Upper-basin water managers argue that their states have been taking shortages for years: When flows are low, they are forced to use less and can’t just draw down an upstream reservoir as can the lower basin with Lake Mead.

Lower-basin water managers may not want to allow a more flexible delivery obligation for the upper basin because it would probably mean that in dry years they would get less than the full 7.5 million acre-feet promised under the current interpretation of the compact.

Complicated politics

The politics are really complicated, said Kathryn Sorenson, director of research at the Kyl Center for Water Policy at Arizona State University and former director of Phoenix Water Services. People tend to get very excited about new technologies that could increase supplies — for example, desalination plants on the California coast — but balk at further cuts to water use.

“It’s easier to put those ideas forward than to put forward ideas about using less,” Sorenson said. “So that gives you some idea of what a lower-basin perspective might be.”

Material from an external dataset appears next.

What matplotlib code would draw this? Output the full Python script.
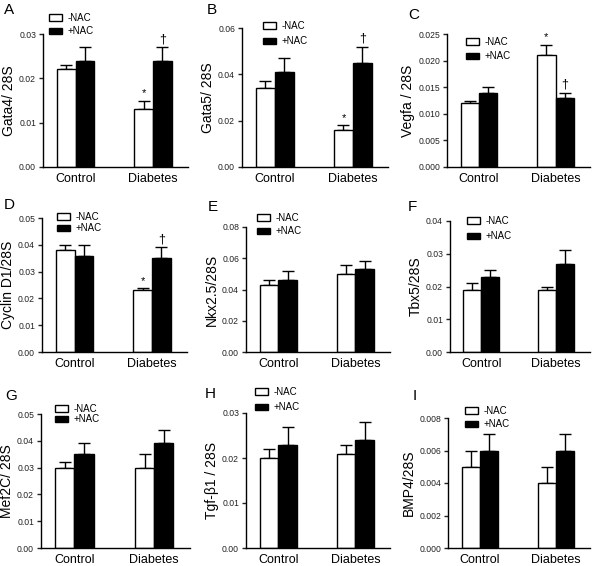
import numpy as np
import matplotlib
matplotlib.use("Agg")
import matplotlib.pyplot as plt
from matplotlib.ticker import FormatStrFormatter

plt.rcParams.update({
    "font.family"     : ["Liberation Sans", "DejaVu Sans"],
    "axes.linewidth"  : 1.0,
    "ytick.major.size": 3,
    "ytick.major.width": 1.0,
    "ytick.labelsize" : 6.2,
})

# ── Data (rows: -NAC, +NAC ; cols: Control, Diabetes) ────────
groups     = ["Control", "Diabetes"]
treatments = ["-NAC", "+NAC"]

gata4_mean = [[0.022, 0.013], [0.024, 0.024]]
gata4_sem  = [[0.001, 0.002], [0.003, 0.003]]
gata5_mean = [[0.034, 0.016], [0.041, 0.045]]
gata5_sem  = [[0.003, 0.002], [0.006, 0.007]]
vegfa_mean = [[0.012, 0.021], [0.014, 0.013]]
vegfa_sem  = [[0.0005, 0.002], [0.001, 0.001]]
ccnd1_mean = [[0.038, 0.023], [0.036, 0.035]]
ccnd1_sem  = [[0.002, 0.001], [0.004, 0.004]]
nkx25_mean = [[0.043, 0.050], [0.046, 0.053]]
nkx25_sem  = [[0.003, 0.006], [0.006, 0.005]]
tbx5_mean  = [[0.019, 0.019], [0.023, 0.027]]
tbx5_sem   = [[0.002, 0.001], [0.002, 0.004]]
mef2c_mean = [[0.030, 0.030], [0.035, 0.039]]
mef2c_sem  = [[0.002, 0.005], [0.004, 0.005]]
tgfb1_mean = [[0.020, 0.021], [0.023, 0.024]]
tgfb1_sem  = [[0.002, 0.002], [0.004, 0.004]]
bmp4_mean  = [[0.005, 0.004], [0.006, 0.006]]
bmp4_sem   = [[0.001, 0.001], [0.001, 0.001]]

letters = ["A", "B", "C", "D", "E", "F", "G", "H", "I"]
ylabels = ["Gata4/ 28S", "Gata5/ 28S", "Vegfa / 28S",
           "Cyclin D1/28S", "Nkx2.5/28S", "Tbx5/28S",
           "Mef2C/ 28S", "Tgf-\u03b21 / 28S", "BMP4/28S"]
y_max   = [0.03, 0.06, 0.025, 0.05, 0.08, 0.04, 0.05, 0.03, 0.008]
y_step  = [0.01, 0.02, 0.005, 0.01, 0.02, 0.01, 0.01, 0.01, 0.002]
y_fmt   = ["%.2f", "%.2f", "%.3f", "%.2f", "%.2f", "%.2f", "%.2f", "%.2f", "%.3f"]
# significance marks on the Diabetes bars (-NAC, +NAC)
marks   = [("*", "\u2020")] * 4 + [None] * 5

means = [gata4_mean, gata5_mean, vegfa_mean, ccnd1_mean, nkx25_mean,
         tbx5_mean, mef2c_mean, tgfb1_mean, bmp4_mean]
sems  = [gata4_sem, gata5_sem, vegfa_sem, ccnd1_sem, nkx25_sem,
         tbx5_sem, mef2c_sem, tgfb1_sem, bmp4_sem]

# ── Layout (pixels in a 600x566 canvas) ───────────────────────
W, H = 600, 566
# axes box: x0, x1, ytop, ybottom
boxes = [(43, 188, 34, 167), (242, 388, 28, 167), (447, 590, 34, 167),
         (42, 187, 218, 352), (246, 390, 227, 352), (450, 590, 221, 352),
         (41, 190, 414, 548), (246, 390, 413, 548), (448, 590, 418, 548)]
legend_at = [(49, 13), (263, 21), (466, 37), (57, 212), (257, 213),
             (467, 216), (55, 404), (255, 387), (465, 406)]
legend_gap = [0.35, 0.55, 0.45, 0.15, 0.35, 0.55, 0.05, 0.55, 0.35]
letter_at = [(4, 3), (207, 3), (408, 8), (4, 198), (208, 200),
             (408, 200), (5, 389), (205, 387), (413, 389)]

colors = ["white", "black"]
bar_w  = 0.24
x      = np.arange(len(groups))

fig = plt.figure(figsize=(W / 100, H / 100), dpi=100)

for i in range(9):
    x0, x1, yt, yb = boxes[i]
    ax = fig.add_axes([x0 / W, 1 - yb / H, (x1 - x0) / W, (yb - yt) / H])

    for j, tr in enumerate(treatments):
        m = np.array(means[i][j])
        s = np.array(sems[i][j])
        pos = x + (j - 0.5) * bar_w
        ax.bar(pos, m, width=bar_w, color=colors[j], edgecolor="black",
               linewidth=1.0, label=tr, zorder=2)
        ax.errorbar(pos, m, yerr=[np.zeros_like(s), s], fmt="none",
                    ecolor="black", elinewidth=1.0, capsize=4.5,
                    capthick=1.0, zorder=1)
        if marks[i] is not None:
            ax.annotate(marks[i][j], xy=(pos[1], m[1] + s[1]),
                        xytext=(0, 1.5), textcoords="offset points",
                        ha="center", va="bottom",
                        fontsize=8 if j == 0 else 9, annotation_clip=False)

    ax.set_xlim(-0.42, 1.45)
    ax.set_ylim(0, y_max[i])
    ax.set_yticks(np.arange(0, y_max[i] + y_step[i] / 2, y_step[i]))
    ax.yaxis.set_major_formatter(FormatStrFormatter(y_fmt[i]))
    ax.set_xticks(x)
    ax.set_xticklabels(groups, fontsize=9)
    ax.tick_params(axis="x", length=0, pad=4)
    ax.tick_params(axis="y", colors="#222222", pad=2)
    ax.spines["top"].set_visible(False)
    ax.spines["right"].set_visible(False)
    ax.set_ylabel(ylabels[i], fontsize=10, labelpad=2.5)

    lx, ly = legend_at[i]
    ax.legend(loc="upper left", bbox_to_anchor=(lx / W, 1 - ly / H),
              bbox_transform=fig.transFigure, frameon=False, fontsize=7,
              borderpad=0, borderaxespad=0, handlelength=1.35,
              handleheight=0.7, handletextpad=0.6,
              labelspacing=legend_gap[i])

    tx, ty = letter_at[i]
    fig.text(tx / W, 1 - ty / H, letters[i], fontsize=11,
             ha="left", va="top")

fig.savefig("out.png", dpi=100)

Both the upper basin and the lower basin have valid points, Kwon said. Sticking to what was promised to them under the compact, which has governed river operations for a century, makes sense. But navigating a water-short future will require moving beyond who is right and who is wrong. Anything else is just rearranging deck chairs on the Titanic, Kwon said.

“All of those statements are accurate, but we need to rise above it,” Kwon said. “I hope that we can find a way to have a discussion that protects people’s interests without just outright staking positions, but recognizes and honors interests so we can move the boat instead of just moving the deck chairs.”